Dane zebrane przez Komisję Nadzoru Finansowego pokazują, że 2011 rok nie należał do najbardziej udanych dla brokerów. Przychody z działalności maklerskiej spadły o 7 proc. – z 1,51 mld zł do 1,41 mld zł. Natomiast wzrosły o 8 proc. koszty, z 1,17 mld zł do 1,27 mld zł.
Z kolei wynik na samej działalności maklerskiej był gorszy o 58 proc. i wyniósł 143 mln zł w porównaniu z 342 mln zł w roku 2010.

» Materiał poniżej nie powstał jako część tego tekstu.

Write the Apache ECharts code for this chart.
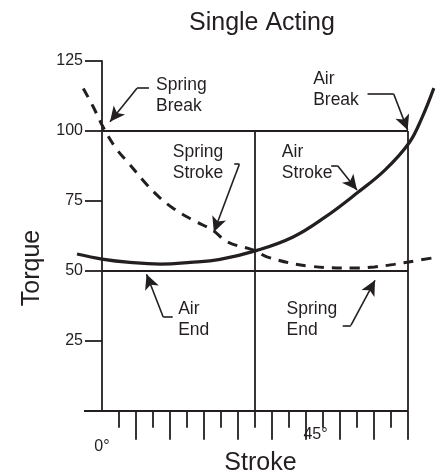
<!DOCTYPE html>
<html>
<head>
<meta charset="utf-8">
<script src="https://cdn.jsdelivr.net/npm/echarts@6/dist/echarts.min.js"></script>
<style>
  html, body { margin: 0; padding: 0; background: #fff; }
  #chart { width: 442px; height: 474px; }
</style>
</head>
<body>
<div id="chart"></div>
<script>
// stroke in degrees, torque in %
var airStroke = [[-7.35,56.0],[0,54.2],[8.2,53.0],[17.1,52.4],[25.9,53.0],[34.7,54.1],[45.6,57.3],[56.2,62.1],[65.6,69.2],[75,77.8],[83.2,86.0],[90.3,95.7],[94.1,104.7],[97.6,115.3]];
var springStroke = [[-5.5,115.2],[-2.7,108.9],[0.4,101.2],[4.1,93.8],[7.9,88.4],[12.1,82.3],[16.5,76.7],[21,72.3],[26.5,68.3],[32.4,64.6],[37,60.3],[44.8,57.3],[48.7,54.9],[61.5,51.6],[74.2,51.0],[80.1,51.4],[85.9,52.3],[91.8,53.5],[98.2,54.8]];

var yTicks = [0, 25, 50, 75, 100, 125];
var yLabels = [25, 50, 75, 100, 125];
var longTicks = [10, 20, 30, 40, 50, 60, 70, 80, 90];
var shortTicks = [5, 15, 25, 35, 45, 55, 65, 75, 85];

// box lines: [from, to]
var boxLines = [
  [[0,100],[90,100]],
  [[0,50],[90,50]],
  [[45,100],[45,0]],
  [[90,100],[90,0]],
  [[-5.3,0],[90,0]]
];

var noteText = ['Spring\nBreak','Spring\nStroke','Air\nStroke','Air\nBreak','Air\nEnd','Spring\nEnd'];
var noteAt = [[15.9,112.7],[20.8,88.7],[52.9,88.7],[62.1,114.9],[22.4,32.7],[54.3,32.7]];
// each arrow: hook start, hook end, arrow tip
var arrows = [
  [[13.8,115.3],[10.3,115.3],[2.35,103.3]],
  [[38.9,88.1],[40.4,88.1],[32.9,63.9]],
  [[67.4,87.6],[69.3,87.6],[75,78.9]],
  [[78.1,113.2],[85.8,113.2],[89.9,100.3]],
  [[20.8,33.5],[18.0,33.5],[13.1,48.8]],
  [[70.8,30.5],[73.2,30.5],[80.3,46.6]]
];

var ink = '#231f20';
var font = '"Liberation Sans", Arial, sans-serif';

var chart = echarts.init(document.getElementById('chart'));

var frameData = boxLines.map(function(l){
  return [{coord: l[0]}, {coord: l[1]}];
});
var arrowData = [];
arrows.forEach(function(a){
  arrowData.push([{coord: a[0], symbol: 'none'}, {coord: a[1], symbol: 'none'}]);
  arrowData.push([{coord: a[1], symbol: 'none'}, {coord: a[2], symbol: 'arrow', symbolSize: [11, 15]}]);
});

var notes = noteText.map(function(t, i){
  return {value: noteAt[i], name: t};
});

var option = {
  animation: false,
  backgroundColor: '#fff',
  title: {
    text: 'Single Acting',
    left: 189, top: 11, padding: 0,
    textStyle: {fontFamily: font, fontSize: 25, fontWeight: 'normal', color: ink}
  },
  // x from -20 to 100 so the curves can run past the box
  grid: {left: 34, right: 0, top: 61, bottom: 63.3, outerBoundsMode: 'none'},
  xAxis: [{
    type: 'value', min: -20, max: 100, position: 'bottom',
    axisLine: {show: false, onZero: false},
    splitLine: {show: false},
    axisTick: {show: true, length: 29, customValues: longTicks, lineStyle: {color: ink, width: 1.8}},
    axisLabel: {show: true, customValues: [0], formatter: '{value}°', margin: 28,
      fontFamily: font, fontSize: 16, color: ink}
  }, {
    type: 'value', min: -20, max: 100, position: 'bottom',
    axisLine: {show: false, onZero: false},
    splitLine: {show: false},
    axisTick: {show: true, length: 17, customValues: shortTicks, lineStyle: {color: ink, width: 1.8}},
    axisLabel: {show: false}
  }],
  yAxis: {
    type: 'value', min: 0, max: 125, interval: 25, position: 'left', offset: -68,
    axisLine: {show: true, onZero: false, lineStyle: {color: ink, width: 1.8}},
    axisTick: {show: true, length: 17, customValues: yTicks, lineStyle: {color: ink, width: 1.8}},
    axisLabel: {customValues: yLabels, margin: 19, fontFamily: font, fontSize: 16, color: ink},
    splitLine: {show: false}
  },
  series: [{
    name: 'frame', type: 'line', data: [], silent: true,
    markLine: {
      silent: true, animation: false, symbol: ['none', 'none'],
      label: {show: false},
      lineStyle: {color: ink, width: 1.8, type: 'solid'},
      emphasis: {disabled: true},
      data: frameData
    }
  }, {
    name: 'Air', type: 'line', data: airStroke, smooth: 0.4, symbol: 'none',
    lineStyle: {color: ink, width: 3.2}
  }, {
    name: 'Spring', type: 'line', data: springStroke, smooth: 0.4, symbol: 'none',
    lineStyle: {color: ink, width: 3, type: [10, 8], cap: 'butt'}
  }, {
    name: 'arrows', type: 'line', data: [], silent: true,
    markLine: {
      silent: true, animation: false, symbol: ['none', 'none'],
      label: {show: false},
      lineStyle: {color: ink, width: 1.6, type: 'solid'},
      itemStyle: {color: ink},
      emphasis: {disabled: true},
      data: arrowData
    }
  }, {
    name: 'notes', type: 'scatter', data: notes, symbolSize: 0, clip: false, silent: true,
    itemStyle: {opacity: 1},
    label: {
      show: true, position: [0, 0], align: 'left', verticalAlign: 'middle',
      formatter: '{b}', fontFamily: font, fontSize: 17.5, lineHeight: 21, color: ink
    }
  }, {
    name: 'axisText', type: 'scatter', symbolSize: 0, clip: false, silent: true,
    itemStyle: {opacity: 1},
    data: [
      {value: [46.6, -18.8], name: 'Stroke', label: {fontSize: 25}},
      {value: [-20.6, 51.0], name: 'Torque', label: {fontSize: 25, rotate: 90}},
      {value: [62.8, -8.7], name: '45°', label: {fontSize: 16}}
    ],
    label: {
      show: true, position: [0, 0], align: 'center', verticalAlign: 'middle',
      formatter: '{b}', fontFamily: font, color: ink
    }
  }]
};

chart.setOption(option);
</script>
</body>
</html>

Coraz większe koszty działania
Zdecydowanie lepszy był łączny wynik netto na działalności podstawowej, który spadł z 790 mln zł do 721 mln zł. Jednak przedstawiciele większości biur uważają, że ubiegły rok nie był tak zły, jakby wynikało z danych KNF. Wyjaśniają, że pogorszenie wyników może być m.in. efektem przeszacowania aktywów przez niektóre domy maklerskie. Jednak nie ukrywają, że mimo wszystko ich koszty działalności były wyższe.
– Rynek brokerski jest bardzo konkurencyjny. Z tego powodu biura obniżały marże, które w ciągu kilku lat spadły o ponad 20 proc. Jednocześnie branża odnotowała wzrost kosztów, który spowodowany jest m.in. wydłużeniem sesji giełdowej o godzinę – mówi Mariusz Sadłocha, prezes DM BZ WBK.
Nie bez znaczenia są również koszty ponoszone przez biura, związane z wdrożeniem przez Giełdę Papierów Wartościowych nowej platformy transakcyjnej UTP (Universal Trading Platform), która zastąpi Warset. Umożliwi ona handel algorytmiczny i wysokich częstotliwości, w którym wyspecjalizowały się zachodnie banki inwestycyjne i fundusze. Nowy system może sprzyjać – i tak już silnej na naszym rynku – zagranicznej konkurencji.